====== DATA ENTRIES ======
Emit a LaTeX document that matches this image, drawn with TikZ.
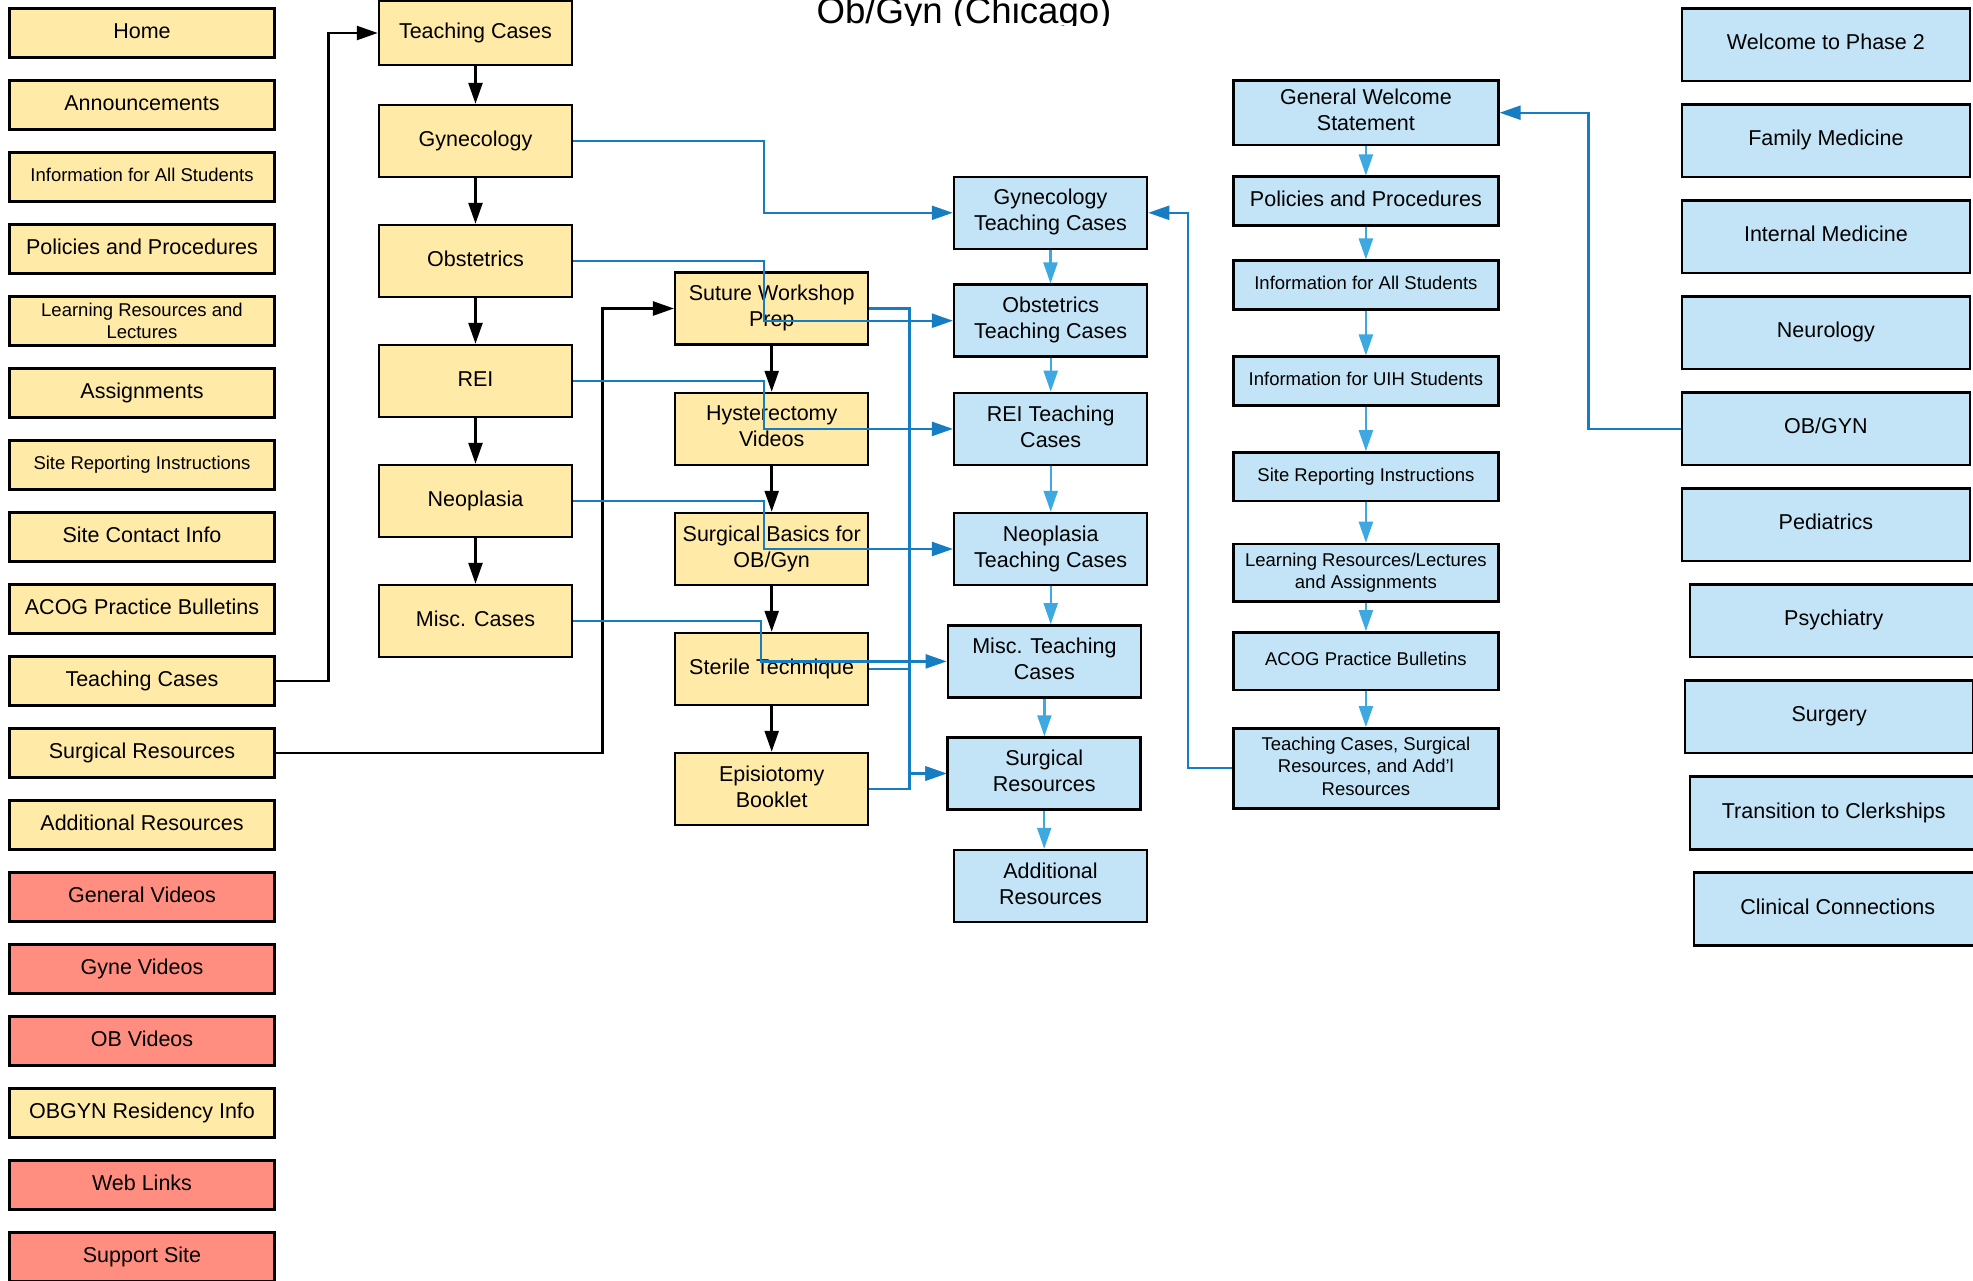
======
====== DATA ENTRIES ======
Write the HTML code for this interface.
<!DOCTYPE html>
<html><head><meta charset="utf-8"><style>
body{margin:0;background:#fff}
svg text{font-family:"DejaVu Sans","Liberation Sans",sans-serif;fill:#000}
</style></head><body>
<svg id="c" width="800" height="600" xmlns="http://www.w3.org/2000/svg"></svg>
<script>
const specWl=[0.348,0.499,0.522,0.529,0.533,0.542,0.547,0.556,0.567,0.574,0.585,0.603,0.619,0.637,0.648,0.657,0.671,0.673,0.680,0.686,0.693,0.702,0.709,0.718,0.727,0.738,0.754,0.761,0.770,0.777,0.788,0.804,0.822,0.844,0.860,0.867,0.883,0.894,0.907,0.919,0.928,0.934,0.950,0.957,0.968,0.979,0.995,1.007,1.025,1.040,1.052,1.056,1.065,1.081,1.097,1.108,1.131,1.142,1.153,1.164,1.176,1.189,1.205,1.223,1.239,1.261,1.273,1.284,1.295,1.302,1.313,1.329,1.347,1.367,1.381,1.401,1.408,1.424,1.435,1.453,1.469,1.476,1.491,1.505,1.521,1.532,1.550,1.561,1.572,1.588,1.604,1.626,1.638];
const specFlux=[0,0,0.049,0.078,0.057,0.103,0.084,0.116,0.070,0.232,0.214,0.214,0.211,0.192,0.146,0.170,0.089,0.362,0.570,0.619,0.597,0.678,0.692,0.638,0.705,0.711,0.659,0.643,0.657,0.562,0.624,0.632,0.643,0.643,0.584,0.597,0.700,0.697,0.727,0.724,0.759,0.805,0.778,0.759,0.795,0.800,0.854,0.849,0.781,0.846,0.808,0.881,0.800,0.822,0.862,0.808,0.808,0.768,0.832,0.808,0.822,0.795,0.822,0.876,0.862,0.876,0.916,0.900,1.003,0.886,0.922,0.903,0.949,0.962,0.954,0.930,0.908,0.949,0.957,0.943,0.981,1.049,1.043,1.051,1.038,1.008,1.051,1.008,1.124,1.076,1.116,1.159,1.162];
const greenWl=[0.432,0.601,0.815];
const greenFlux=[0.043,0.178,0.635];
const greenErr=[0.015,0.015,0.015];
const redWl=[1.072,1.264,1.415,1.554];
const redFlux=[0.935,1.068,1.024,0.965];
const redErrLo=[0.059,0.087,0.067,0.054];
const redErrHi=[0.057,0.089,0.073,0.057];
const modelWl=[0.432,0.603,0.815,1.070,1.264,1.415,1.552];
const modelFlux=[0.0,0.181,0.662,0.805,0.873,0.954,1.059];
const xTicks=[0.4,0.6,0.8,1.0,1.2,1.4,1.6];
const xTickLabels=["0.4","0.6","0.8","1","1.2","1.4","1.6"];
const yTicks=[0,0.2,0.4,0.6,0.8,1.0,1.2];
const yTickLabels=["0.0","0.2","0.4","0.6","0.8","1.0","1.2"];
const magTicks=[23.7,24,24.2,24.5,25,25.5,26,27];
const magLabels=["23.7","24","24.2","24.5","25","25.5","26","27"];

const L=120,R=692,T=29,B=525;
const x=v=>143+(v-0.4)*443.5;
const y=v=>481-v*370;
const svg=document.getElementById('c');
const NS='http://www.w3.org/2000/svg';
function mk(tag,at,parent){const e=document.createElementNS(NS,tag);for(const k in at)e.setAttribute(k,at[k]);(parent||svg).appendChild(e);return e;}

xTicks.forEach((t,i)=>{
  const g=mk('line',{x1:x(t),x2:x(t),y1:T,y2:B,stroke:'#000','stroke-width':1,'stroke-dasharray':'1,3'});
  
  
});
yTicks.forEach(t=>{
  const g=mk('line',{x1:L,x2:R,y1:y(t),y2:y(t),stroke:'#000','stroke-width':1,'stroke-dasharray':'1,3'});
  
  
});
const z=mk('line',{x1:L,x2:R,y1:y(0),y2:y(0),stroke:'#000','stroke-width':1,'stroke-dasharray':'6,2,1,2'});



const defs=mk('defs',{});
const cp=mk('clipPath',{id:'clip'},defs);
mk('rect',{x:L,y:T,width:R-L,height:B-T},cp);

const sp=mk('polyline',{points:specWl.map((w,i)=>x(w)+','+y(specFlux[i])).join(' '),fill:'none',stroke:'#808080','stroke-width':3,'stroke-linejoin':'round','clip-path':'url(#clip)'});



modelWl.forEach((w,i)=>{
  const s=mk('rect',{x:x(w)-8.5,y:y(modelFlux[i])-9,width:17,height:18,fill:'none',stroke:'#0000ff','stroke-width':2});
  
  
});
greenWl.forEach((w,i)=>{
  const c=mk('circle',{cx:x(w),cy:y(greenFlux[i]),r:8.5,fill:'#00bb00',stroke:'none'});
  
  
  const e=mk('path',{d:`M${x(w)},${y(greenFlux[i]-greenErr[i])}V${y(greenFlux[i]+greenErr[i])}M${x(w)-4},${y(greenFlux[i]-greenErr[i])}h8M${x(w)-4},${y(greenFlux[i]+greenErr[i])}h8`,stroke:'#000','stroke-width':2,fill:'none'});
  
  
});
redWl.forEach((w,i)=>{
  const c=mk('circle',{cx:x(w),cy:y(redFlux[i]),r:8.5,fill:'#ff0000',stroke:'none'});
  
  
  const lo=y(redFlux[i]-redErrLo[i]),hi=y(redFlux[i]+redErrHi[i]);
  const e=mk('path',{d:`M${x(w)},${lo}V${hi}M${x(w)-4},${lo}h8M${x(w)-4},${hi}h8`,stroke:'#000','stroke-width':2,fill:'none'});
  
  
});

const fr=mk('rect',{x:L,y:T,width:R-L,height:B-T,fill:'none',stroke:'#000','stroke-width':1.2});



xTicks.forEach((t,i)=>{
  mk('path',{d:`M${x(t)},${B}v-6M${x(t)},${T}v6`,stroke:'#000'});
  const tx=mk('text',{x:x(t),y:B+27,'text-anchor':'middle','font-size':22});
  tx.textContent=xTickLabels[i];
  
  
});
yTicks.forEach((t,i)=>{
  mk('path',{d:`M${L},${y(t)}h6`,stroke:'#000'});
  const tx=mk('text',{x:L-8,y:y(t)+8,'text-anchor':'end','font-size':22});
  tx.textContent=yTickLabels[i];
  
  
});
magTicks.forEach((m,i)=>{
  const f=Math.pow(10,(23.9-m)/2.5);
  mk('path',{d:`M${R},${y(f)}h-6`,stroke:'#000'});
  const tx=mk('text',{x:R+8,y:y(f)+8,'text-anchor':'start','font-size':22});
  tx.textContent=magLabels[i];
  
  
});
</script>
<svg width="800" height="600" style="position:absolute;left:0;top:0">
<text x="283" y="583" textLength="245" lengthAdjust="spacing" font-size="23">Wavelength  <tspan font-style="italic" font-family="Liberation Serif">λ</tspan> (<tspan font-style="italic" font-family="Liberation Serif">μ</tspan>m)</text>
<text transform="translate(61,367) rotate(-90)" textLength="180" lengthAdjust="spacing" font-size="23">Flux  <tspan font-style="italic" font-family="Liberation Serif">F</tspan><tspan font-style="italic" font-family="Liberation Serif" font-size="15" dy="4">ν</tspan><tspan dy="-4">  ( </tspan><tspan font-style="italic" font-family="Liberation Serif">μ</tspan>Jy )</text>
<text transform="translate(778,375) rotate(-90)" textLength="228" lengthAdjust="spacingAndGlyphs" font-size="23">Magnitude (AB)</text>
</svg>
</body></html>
======
====== DATA ENTRIES ======
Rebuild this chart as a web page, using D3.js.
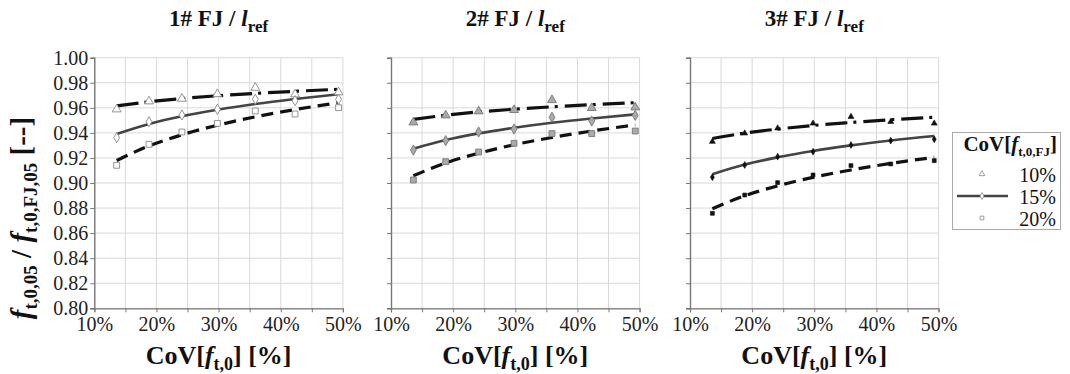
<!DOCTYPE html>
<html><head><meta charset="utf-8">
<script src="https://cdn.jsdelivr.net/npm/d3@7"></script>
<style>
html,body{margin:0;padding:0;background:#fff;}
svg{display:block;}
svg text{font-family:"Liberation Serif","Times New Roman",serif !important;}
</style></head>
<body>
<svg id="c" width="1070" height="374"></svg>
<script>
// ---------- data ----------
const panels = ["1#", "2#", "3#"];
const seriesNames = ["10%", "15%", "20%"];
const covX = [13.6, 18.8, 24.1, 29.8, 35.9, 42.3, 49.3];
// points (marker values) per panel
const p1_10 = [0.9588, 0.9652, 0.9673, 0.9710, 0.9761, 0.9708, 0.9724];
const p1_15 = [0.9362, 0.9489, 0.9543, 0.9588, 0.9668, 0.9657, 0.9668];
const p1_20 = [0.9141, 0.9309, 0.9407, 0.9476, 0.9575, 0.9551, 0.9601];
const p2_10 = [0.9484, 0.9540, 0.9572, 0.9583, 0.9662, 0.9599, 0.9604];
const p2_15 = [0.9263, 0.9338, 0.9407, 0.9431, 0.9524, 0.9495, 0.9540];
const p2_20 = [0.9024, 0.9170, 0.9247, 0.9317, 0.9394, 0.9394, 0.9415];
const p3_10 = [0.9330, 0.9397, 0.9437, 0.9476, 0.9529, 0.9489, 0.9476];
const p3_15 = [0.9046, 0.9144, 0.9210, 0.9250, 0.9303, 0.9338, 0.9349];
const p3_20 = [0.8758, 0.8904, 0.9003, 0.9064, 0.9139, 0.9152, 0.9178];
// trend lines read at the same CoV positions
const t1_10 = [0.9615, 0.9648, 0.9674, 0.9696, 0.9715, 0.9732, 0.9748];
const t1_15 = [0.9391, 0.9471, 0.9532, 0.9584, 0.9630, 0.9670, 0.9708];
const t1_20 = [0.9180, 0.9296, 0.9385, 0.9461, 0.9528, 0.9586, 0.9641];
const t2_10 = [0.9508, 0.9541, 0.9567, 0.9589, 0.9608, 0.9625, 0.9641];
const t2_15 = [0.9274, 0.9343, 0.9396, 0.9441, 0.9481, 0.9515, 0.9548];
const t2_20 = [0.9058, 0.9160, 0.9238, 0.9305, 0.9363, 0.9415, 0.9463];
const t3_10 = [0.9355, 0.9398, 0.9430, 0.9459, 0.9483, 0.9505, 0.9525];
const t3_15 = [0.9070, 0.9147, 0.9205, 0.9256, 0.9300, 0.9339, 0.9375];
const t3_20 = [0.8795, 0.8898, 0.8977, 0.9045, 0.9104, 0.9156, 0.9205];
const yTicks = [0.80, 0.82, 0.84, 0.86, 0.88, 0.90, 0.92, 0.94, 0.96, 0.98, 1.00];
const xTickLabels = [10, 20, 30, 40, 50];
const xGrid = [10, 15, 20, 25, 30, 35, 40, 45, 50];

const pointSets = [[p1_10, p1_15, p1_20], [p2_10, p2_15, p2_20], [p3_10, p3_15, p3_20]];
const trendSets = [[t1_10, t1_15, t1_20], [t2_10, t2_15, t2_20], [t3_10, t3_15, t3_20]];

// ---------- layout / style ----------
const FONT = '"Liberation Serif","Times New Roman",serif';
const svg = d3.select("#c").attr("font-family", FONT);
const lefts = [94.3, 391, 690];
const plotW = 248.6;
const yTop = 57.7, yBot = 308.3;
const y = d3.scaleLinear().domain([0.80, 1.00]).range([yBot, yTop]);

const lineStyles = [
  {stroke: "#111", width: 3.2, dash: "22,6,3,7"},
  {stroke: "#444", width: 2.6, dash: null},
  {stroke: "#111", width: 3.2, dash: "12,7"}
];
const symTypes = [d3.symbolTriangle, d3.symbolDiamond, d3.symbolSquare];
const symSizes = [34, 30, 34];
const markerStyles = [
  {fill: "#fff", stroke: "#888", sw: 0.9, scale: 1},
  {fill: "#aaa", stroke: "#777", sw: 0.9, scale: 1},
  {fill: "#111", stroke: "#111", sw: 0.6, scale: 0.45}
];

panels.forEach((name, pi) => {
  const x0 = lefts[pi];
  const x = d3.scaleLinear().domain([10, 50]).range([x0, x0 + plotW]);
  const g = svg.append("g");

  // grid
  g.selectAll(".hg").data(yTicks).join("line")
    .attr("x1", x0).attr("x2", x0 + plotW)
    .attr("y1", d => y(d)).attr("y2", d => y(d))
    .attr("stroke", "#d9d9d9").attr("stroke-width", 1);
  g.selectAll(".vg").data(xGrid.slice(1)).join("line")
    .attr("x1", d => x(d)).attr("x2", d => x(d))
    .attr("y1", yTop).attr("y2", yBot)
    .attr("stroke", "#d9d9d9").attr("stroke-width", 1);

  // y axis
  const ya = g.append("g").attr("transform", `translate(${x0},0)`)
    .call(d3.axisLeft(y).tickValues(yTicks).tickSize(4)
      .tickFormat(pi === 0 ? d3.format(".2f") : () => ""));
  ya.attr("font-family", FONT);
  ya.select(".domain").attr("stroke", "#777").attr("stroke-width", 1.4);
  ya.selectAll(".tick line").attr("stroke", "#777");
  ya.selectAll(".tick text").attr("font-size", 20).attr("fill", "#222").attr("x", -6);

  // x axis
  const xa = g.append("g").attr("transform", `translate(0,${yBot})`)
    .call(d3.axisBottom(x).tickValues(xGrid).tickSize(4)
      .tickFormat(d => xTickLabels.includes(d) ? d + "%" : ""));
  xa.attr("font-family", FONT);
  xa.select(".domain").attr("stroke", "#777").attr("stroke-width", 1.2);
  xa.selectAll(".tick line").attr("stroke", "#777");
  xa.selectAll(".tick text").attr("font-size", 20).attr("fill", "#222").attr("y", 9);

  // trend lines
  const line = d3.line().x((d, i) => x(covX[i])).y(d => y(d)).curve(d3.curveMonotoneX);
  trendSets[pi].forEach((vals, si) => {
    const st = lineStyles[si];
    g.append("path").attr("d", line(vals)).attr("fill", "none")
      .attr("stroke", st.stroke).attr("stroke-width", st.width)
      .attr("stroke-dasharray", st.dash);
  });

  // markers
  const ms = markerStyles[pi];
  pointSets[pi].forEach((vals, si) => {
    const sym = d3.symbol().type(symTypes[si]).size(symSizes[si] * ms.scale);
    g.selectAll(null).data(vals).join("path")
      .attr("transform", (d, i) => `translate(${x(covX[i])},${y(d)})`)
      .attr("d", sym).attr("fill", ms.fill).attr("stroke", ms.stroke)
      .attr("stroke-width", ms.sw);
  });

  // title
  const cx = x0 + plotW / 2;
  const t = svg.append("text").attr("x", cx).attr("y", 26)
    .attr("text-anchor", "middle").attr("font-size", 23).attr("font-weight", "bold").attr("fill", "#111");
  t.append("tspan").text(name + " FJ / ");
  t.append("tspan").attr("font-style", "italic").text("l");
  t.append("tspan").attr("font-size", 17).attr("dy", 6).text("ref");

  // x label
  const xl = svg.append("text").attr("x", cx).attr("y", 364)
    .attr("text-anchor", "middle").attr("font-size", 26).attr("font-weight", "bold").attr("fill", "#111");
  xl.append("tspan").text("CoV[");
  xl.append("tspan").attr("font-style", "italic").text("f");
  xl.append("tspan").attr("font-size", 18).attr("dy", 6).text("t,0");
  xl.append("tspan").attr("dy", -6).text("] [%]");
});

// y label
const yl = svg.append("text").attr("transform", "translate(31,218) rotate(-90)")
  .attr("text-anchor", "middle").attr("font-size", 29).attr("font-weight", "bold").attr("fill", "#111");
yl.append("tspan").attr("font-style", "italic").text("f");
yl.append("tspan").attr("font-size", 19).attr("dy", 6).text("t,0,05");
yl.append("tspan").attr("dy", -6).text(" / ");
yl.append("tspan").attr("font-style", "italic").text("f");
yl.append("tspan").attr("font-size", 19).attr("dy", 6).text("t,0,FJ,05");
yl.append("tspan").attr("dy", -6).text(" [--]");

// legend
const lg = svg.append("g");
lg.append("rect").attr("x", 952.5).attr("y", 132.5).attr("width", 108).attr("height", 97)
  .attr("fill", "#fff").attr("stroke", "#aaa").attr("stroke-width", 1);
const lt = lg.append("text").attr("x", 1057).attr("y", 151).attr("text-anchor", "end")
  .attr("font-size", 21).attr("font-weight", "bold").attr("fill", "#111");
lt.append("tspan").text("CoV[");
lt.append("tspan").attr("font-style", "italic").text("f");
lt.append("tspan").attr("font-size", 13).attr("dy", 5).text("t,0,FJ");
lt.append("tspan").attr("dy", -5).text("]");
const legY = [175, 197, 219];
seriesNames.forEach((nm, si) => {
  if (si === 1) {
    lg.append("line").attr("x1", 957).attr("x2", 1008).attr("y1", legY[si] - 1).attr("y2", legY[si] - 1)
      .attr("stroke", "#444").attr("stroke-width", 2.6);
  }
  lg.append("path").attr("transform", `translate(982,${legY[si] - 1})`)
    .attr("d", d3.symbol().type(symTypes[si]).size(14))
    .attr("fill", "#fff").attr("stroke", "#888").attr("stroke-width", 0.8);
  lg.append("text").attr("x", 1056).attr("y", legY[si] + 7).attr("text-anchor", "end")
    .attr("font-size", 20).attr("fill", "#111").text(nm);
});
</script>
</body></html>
======
- **TASK GOAL**: Only lines that contain the word "this" are wanted; copy each of them.

- **FULL SOLUTION**:
Emit a LaTeX document that matches this image, drawn with TikZ.
Write the HTML code for this interface.
Rebuild this chart as a web page, using D3.js.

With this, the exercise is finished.